Of all of the commissioners of the major sports leagues, Bettman appears to be the only one who is still watching and waiting. But don’t underestimate him – Bettman probably has a plan and a wish list, he just doesn’t want to upstage the Stanley Cup Finals.
Content to let the four bigger pro leagues shake big sticks, Major League Soccer has had very little to say publicly about sports betting. On the day of the Supreme Court decision, the league released the following statement:
“Although Major League Soccer is supportive of today’s Supreme Court decision, we also believe that it is critical that state legislatures and other regulatory bodies work closely with the professional sports leagues in the United States to develop a regulatory framework to protect the integrity of each of our respective sports. We look forward to being a part of that process.”
The takeaway: As the youngest and least powerful of all of the professional leagues, MLS appears to be sitting back and letting the big boys beat the drum.
Players Unions Joint Statement
On the day of the Supreme Court decision, the players’ unions of the NFL, NBA, MLB and NHL released a joint statement essentially saying that the players want a “seat at the table.”
From the statement: “The time has come to address not just who profits from sports gambling, but also the costs.

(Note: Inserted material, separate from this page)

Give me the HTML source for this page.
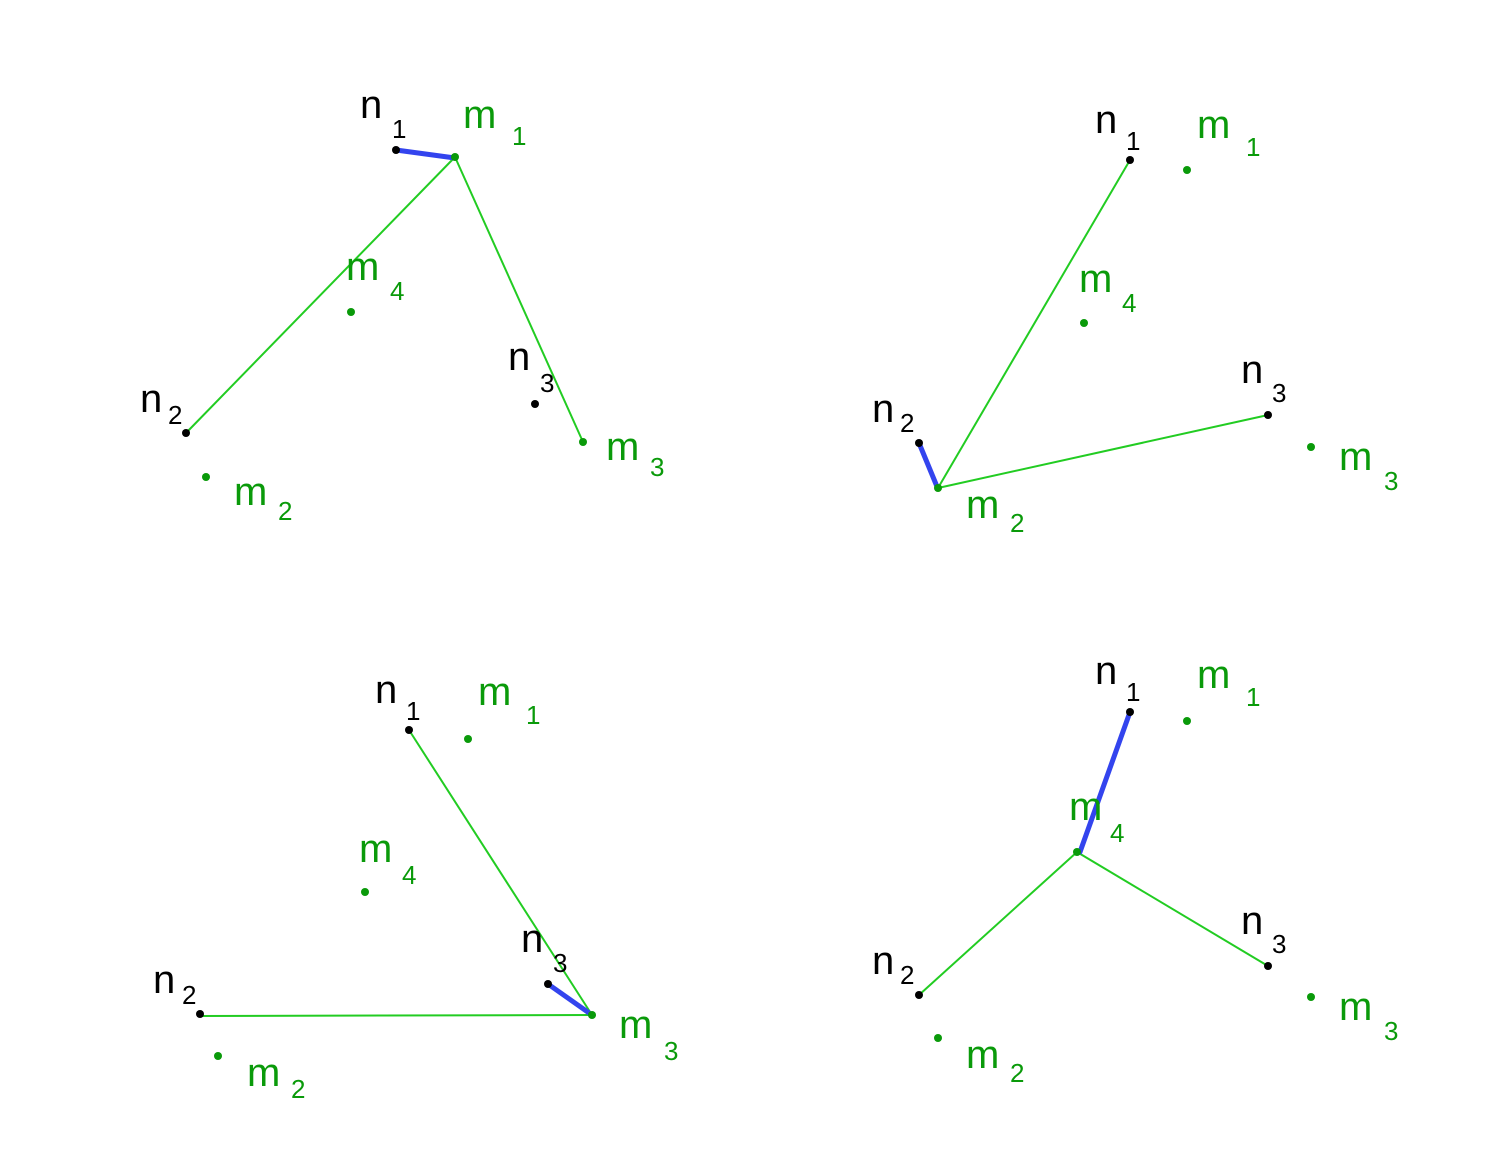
<!DOCTYPE html>
<html><head><meta charset="utf-8"><style>
html,body{margin:0;padding:0;background:#fff;}
svg{display:block}
text{font-family:"Liberation Sans",sans-serif;}
.n{fill:#000;font-size:40px}
.m{fill:#0a9a0a;font-size:40px}
.sn{fill:#000;font-size:26px}
.sm{fill:#0a9a0a;font-size:26px}
.g{stroke:#22cc22;stroke-width:2;fill:none}
.b{stroke:#3344ee;stroke-width:5;stroke-linecap:round;fill:none}
</style></head><body>
<svg width="1501" height="1171" viewBox="0 0 1501 1171" xmlns="http://www.w3.org/2000/svg">
<!-- Panel 1 -->
<line class="g" x1="455" y1="157" x2="186" y2="433"/>
<line class="g" x1="455" y1="157" x2="583" y2="442"/>
<line class="b" x1="396" y1="150" x2="455" y2="158"/>
<g fill="#000"><circle cx="396" cy="150" r="4"/><circle cx="535" cy="404" r="4"/><circle cx="186" cy="433" r="4"/></g>
<g fill="#0a9a0a"><circle cx="455" cy="157" r="4"/><circle cx="351" cy="312" r="4"/><circle cx="206" cy="477" r="4"/><circle cx="583" cy="442" r="4"/></g>
<text class="n" x="360" y="118">n</text><text class="sn" x="392" y="138">1</text>
<text class="m" x="463" y="128">m</text><text class="sm" x="512" y="145">1</text>
<text class="m" x="346" y="280">m</text><text class="sm" x="390" y="300">4</text>
<text class="n" x="508" y="370">n</text><text class="sn" x="540" y="392">3</text>
<text class="n" x="140" y="412">n</text><text class="sn" x="168" y="424">2</text>
<text class="m" x="234" y="505">m</text><text class="sm" x="278" y="520">2</text>
<text class="m" x="606" y="460">m</text><text class="sm" x="650" y="476">3</text>

<!-- Panel 2 -->
<line class="g" x1="938" y1="488" x2="1130" y2="160"/>
<line class="g" x1="938" y1="488" x2="1268" y2="415"/>
<line class="b" x1="919" y1="443" x2="938" y2="489"/>
<g fill="#000"><circle cx="1130" cy="160" r="4"/><circle cx="1268" cy="415" r="4"/><circle cx="919" cy="443" r="4"/></g>
<g fill="#0a9a0a"><circle cx="1187" cy="170" r="4"/><circle cx="1084" cy="323" r="4"/><circle cx="1311" cy="447" r="4"/><circle cx="938" cy="488" r="4"/></g>
<text class="n" x="1095" y="133">n</text><text class="sn" x="1126" y="150">1</text>
<text class="m" x="1197" y="138">m</text><text class="sm" x="1246" y="156">1</text>
<text class="m" x="1079" y="292">m</text><text class="sm" x="1122" y="312">4</text>
<text class="n" x="1241" y="383">n</text><text class="sn" x="1272" y="402">3</text>
<text class="n" x="872" y="422">n</text><text class="sn" x="900" y="432">2</text>
<text class="m" x="966" y="518">m</text><text class="sm" x="1010" y="532">2</text>
<text class="m" x="1339" y="470">m</text><text class="sm" x="1384" y="490">3</text>

<!-- Panel 3 -->
<line class="g" x1="592" y1="1015" x2="409" y2="730"/>
<line class="g" x1="592" y1="1015" x2="200" y2="1016"/>
<line class="b" x1="548" y1="984" x2="592" y2="1015"/>
<g fill="#000"><circle cx="409" cy="730" r="4"/><circle cx="548" cy="984" r="4"/><circle cx="200" cy="1014" r="4"/></g>
<g fill="#0a9a0a"><circle cx="468" cy="739" r="4"/><circle cx="365" cy="892" r="4"/><circle cx="218" cy="1056" r="4"/><circle cx="592" cy="1015" r="4"/></g>
<text class="n" x="375" y="703">n</text><text class="sn" x="406" y="720">1</text>
<text class="m" x="478" y="705">m</text><text class="sm" x="526" y="724">1</text>
<text class="m" x="359" y="862">m</text><text class="sm" x="402" y="884">4</text>
<text class="n" x="521" y="952">n</text><text class="sn" x="553" y="972">3</text>
<text class="n" x="153" y="993">n</text><text class="sn" x="182" y="1004">2</text>
<text class="m" x="247" y="1086">m</text><text class="sm" x="291" y="1098">2</text>
<text class="m" x="619" y="1038">m</text><text class="sm" x="664" y="1060">3</text>

<!-- Panel 4 -->
<line class="g" x1="1077" y1="852" x2="919" y2="995"/>
<line class="g" x1="1077" y1="852" x2="1268" y2="966"/>
<line class="b" x1="1130" y1="712" x2="1080" y2="852"/>
<g fill="#000"><circle cx="1130" cy="712" r="4"/><circle cx="1268" cy="966" r="4"/><circle cx="919" cy="995" r="4"/></g>
<g fill="#0a9a0a"><circle cx="1187" cy="721" r="4"/><circle cx="1077" cy="852" r="4"/><circle cx="1311" cy="997" r="4"/><circle cx="938" cy="1038" r="4"/></g>
<text class="n" x="1095" y="684">n</text><text class="sn" x="1126" y="701">1</text>
<text class="m" x="1197" y="688">m</text><text class="sm" x="1246" y="706">1</text>
<text class="m" x="1069" y="820">m</text><text class="sm" x="1110" y="842">4</text>
<text class="n" x="1241" y="934">n</text><text class="sn" x="1272" y="953">3</text>
<text class="n" x="872" y="974">n</text><text class="sn" x="900" y="984">2</text>
<text class="m" x="966" y="1068">m</text><text class="sm" x="1010" y="1082">2</text>
<text class="m" x="1339" y="1020">m</text><text class="sm" x="1384" y="1040">3</text>
</svg>
</body></html>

Our unions have been discussing the potential impact of legalized gambling on players’ privacy and publicity rights, the integrity of our games and the volatility on our businesses. Betting on sports may become widely legal, but we cannot allow those who have lobbied the hardest for sports gambling to be the only ones controlling how it would be ushered into our businesses.”
The unions did not address who they felt should build the framework – Congress or individual states – nor did they address many of the issues that the leagues themselves are concerned about, including integrity or the distribution of data.
The takeaway: If there’s more money to be had, the players want in on the action. But their needs and wants are very different from the leagues they play for.